Outlining and Themes

Many writers online argue about the benefits of outlining. I’ve seen too many clickbait articles taking sides with titles like, “Why You Shouldn’t Outline” or “You’re Outlining Wrong”.

I find that I, personally, write better when I outline my plan beforehand. I don’t mark every specific thing, but elements I want to touch on as the story moves naturally. I think that last part is most important: natural flow.

Too many writers will either stick too closely to an outline or drift too far from one. In the former case you see authors who hit very coordinated and expected points of interest in a story, while everything in between bores readers.
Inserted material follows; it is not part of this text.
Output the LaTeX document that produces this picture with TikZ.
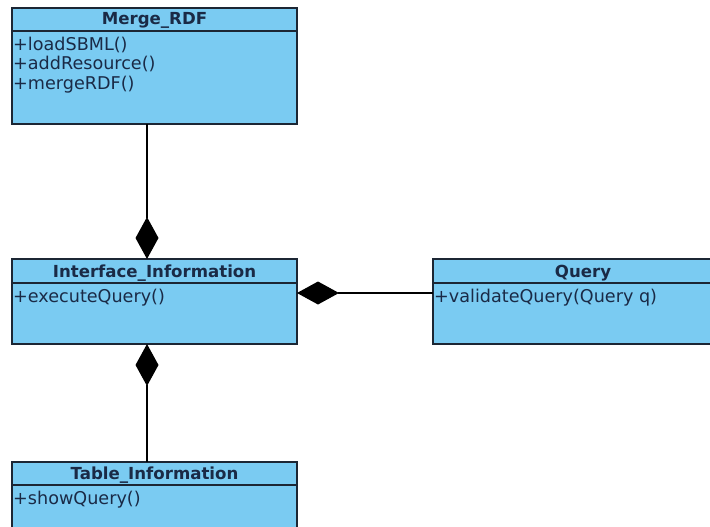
\documentclass[tikz,border=0pt]{standalone}
\usepackage{fontspec}
\setmainfont{DejaVu Sans}
\usetikzlibrary{arrows.meta}
\definecolor{boxfill}{RGB}{122,203,242}
\definecolor{boxtext}{RGB}{26,42,70}
\definecolor{boxline}{RGB}{28,38,52}
\begin{document}
\begin{tikzpicture}[x=1pt,y=-1pt,
  classbox/.style={draw=boxline, fill=boxfill, line width=1.5pt, anchor=north west, inner sep=0pt, outer sep=0pt},
  ctitle/.style={anchor=base, inner sep=0pt, text=boxtext, font=\fontsize{16.6}{19}\selectfont\bfseries},
  cmeth/.style={anchor=base west, inner sep=0pt, text=boxtext, font=\fontsize{17.6}{19}\selectfont},
  divider/.style={draw=boxline, line width=1.5pt},
  comp/.style={draw=black, line width=1.4pt, -{Diamond[length=42pt,width=23pt]}}
]
\useasboundingbox (0,0) rectangle (710,527);
\clip (0,0) rectangle (710,527);

% Merge_RDF
\node[classbox, minimum width=285pt, minimum height=116pt] (merge) at (12,8) {};
\draw[divider] (12,31) -- (297,31);
\node[ctitle] (mergeT) at (154.5,25) {Merge\_RDF};
\node[cmeth] (mergeM1) at (13,51) {+loadSBML()};
\node[cmeth] (mergeM2) at (13,70) {+addResource()};
\node[cmeth] (mergeM3) at (13,89) {+mergeRDF()};

% Interface_Information
\node[classbox, minimum width=285pt, minimum height=85pt] (iface) at (12,259) {};
\draw[divider] (12,283) -- (297,283);
\node[ctitle] (ifaceT) at (154.5,277) {Interface\_Information};
\node[cmeth] (ifaceM1) at (13,302) {+executeQuery()};

% Query
\node[classbox, minimum width=300pt, minimum height=85pt] (query) at (433,259) {};
\draw[divider] (433,283) -- (733,283);
\node[ctitle] (queryT) at (583,277) {Query};
\node[cmeth] (queryM1) at (434,302) {+validateQuery(Query q)};

% Table_Information
\node[classbox, minimum width=285pt, minimum height=90pt] (tbl) at (12,462) {};
\draw[divider] (12,485) -- (297,485);
\node[ctitle] (tblT) at (154.5,479) {Table\_Information};
\node[cmeth] (tblM1) at (13,504) {+showQuery()};

% connectors
\coordinate (vx) at (147,0);
\coordinate (hy) at (0,293);
\draw[comp] (merge.south -| vx) -- (iface.north -| vx);
\draw[comp] (query.west |- hy) -- (iface.east |- hy);
\draw[comp] (tbl.north -| vx) -- (iface.south -| vx);
\end{tikzpicture}
\end{document}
In the latter case you see authors who start off with a clear plan and objective, but lose certain plot threads over time, ultimately finishing them off with short paragraphs tying those threads in a haphazard bow. You end up with a story that’s interesting to read but really goes nowhere.

The trick to outlining is finding what you want to say and giving yourself the freedom to explore that.

Something I learned in a writing class I took was to explore your writing for themes, then once you have those themes, you can explore them further. Outlines should help you organize your thoughts about those themes, but they shouldn’t limit your exploration or creativity. They exist to limit you to specifics, not to erase generalities.

The last thing you want to do is hit the specifics and miss a general concept.

Find what works for you. You need both freedom in creativity and organization to make it work, and you may or may not benefit from certain types of outlining.

There’s a tension there that every writer has to deal with, and I hope you figure it out.